Preliminary notes on the SFS database model used by the Orthoptera Species File (OSF)¶
The SFS data model is documented at http://software.speciesfile.org/design/Design.aspx using a set of E/R diagrammes for the model's core components (e.g. taxon, citation, people) as well as documents compiling attributes and controlled vocabulary. Unfortunately, the basic ideas of the model are not discussed on the web site and examples are not given which makies it difficult to understand and compare the model to other known models. Furthermore it seems that E/R diagrammes and the textual attribute lists are out of sync. Therefore this page will provide just an unstructured list of observations and questions and will be replace later by a detailed analysis once the SFS model devleopers have provided more background information on the model.
SFS stores names and taxa in single table (tblTaxon) which is sufficient for reflecting a taxonomic consesus view. Different taxonomic concepts belonging to the same name cannot be represented.
It seems that names in tblTaxon are composed using just three attributes. TName is the full latin name without authors. NecAuthor contains the author string for the first publication of the taxon. Parens is a flag indicating whether the authorstring has to be put in parentheses if a new combination of the name exists.
It is very unlekily that SFS uses the free text structure of names in tblTaxon as its primary storage for scientific names. There is another more structured name representation (tblNomenclator) which is linked via tblIdentification to tblTaxon that is probably used for storing atomized names. tblNomenclator has simply three foreign keys representing the four relevant name parts for multi-nomial names: GenusName, SubgenusName, SpeciesName, SubspeciesName. An important difference to the Berlin Model is that the nomenclator is obviously using catalogue tables for the different name parts which gives probably more control over the name vocabularies used. Another difference is the subgenus name part needed for zoological names which is not yet possible in the Berlin model.
Comparable to the Berlin Model the protologue is represented with two entities tblReference and tblCitation. However, Citation has a foreign key to tblTaxon so that multiple citations can be used for a single taxon. The type of citation is specified with CiteTypeID (not specifoed, validity, acceptance, synonymy, missaplication, correction).
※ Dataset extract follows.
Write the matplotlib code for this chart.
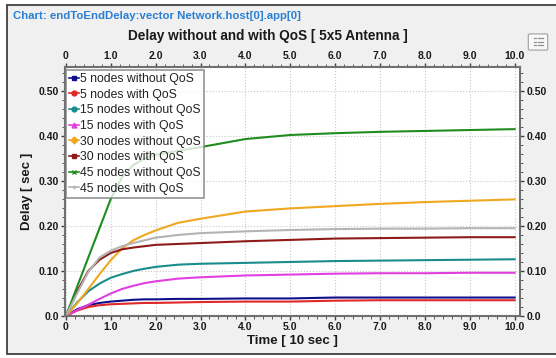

The year of publication which is needed to construct the proper latin name in zoology is not directly stored in the name parts. So it is very likely taken form the attributes StatedYear and ActualYear from tblReference. But how are names stored if the original publication is not cited (e.g. imports of name lists)?
tblTaxon has to elements for indicating taxonomic and nomenclatural status values (NameStatus and StatusFlags). It seems that NameStatus contains broad categories (e.g. valid, temporary name, synonym) and StatusFlags is used for more specific status values (e.g. for synonym: literature misspelling, unjustified emendation, nomen dubium, supressed, etc.). However, I could not find values for the type of synonymy (heterotypic, homotypic). which is probably represented using the type-related elements in tblIdentification.
The SFS has an interesting way to represent multiple status values associated with a name or taxon. They are stored in a binary number each bit representing the presence/absence of a status value. For example bit 8 switched on means nomen protectum. How can one search efficiently on such a structure? And how can one store the references for the information pieces belonging to the individual bits?
There is a pointer to ITIS (TSN) in tblNomenclatur which is presntly unused.
Each taxon is associated with an expert using the ExpertId attribute in tblTaxon.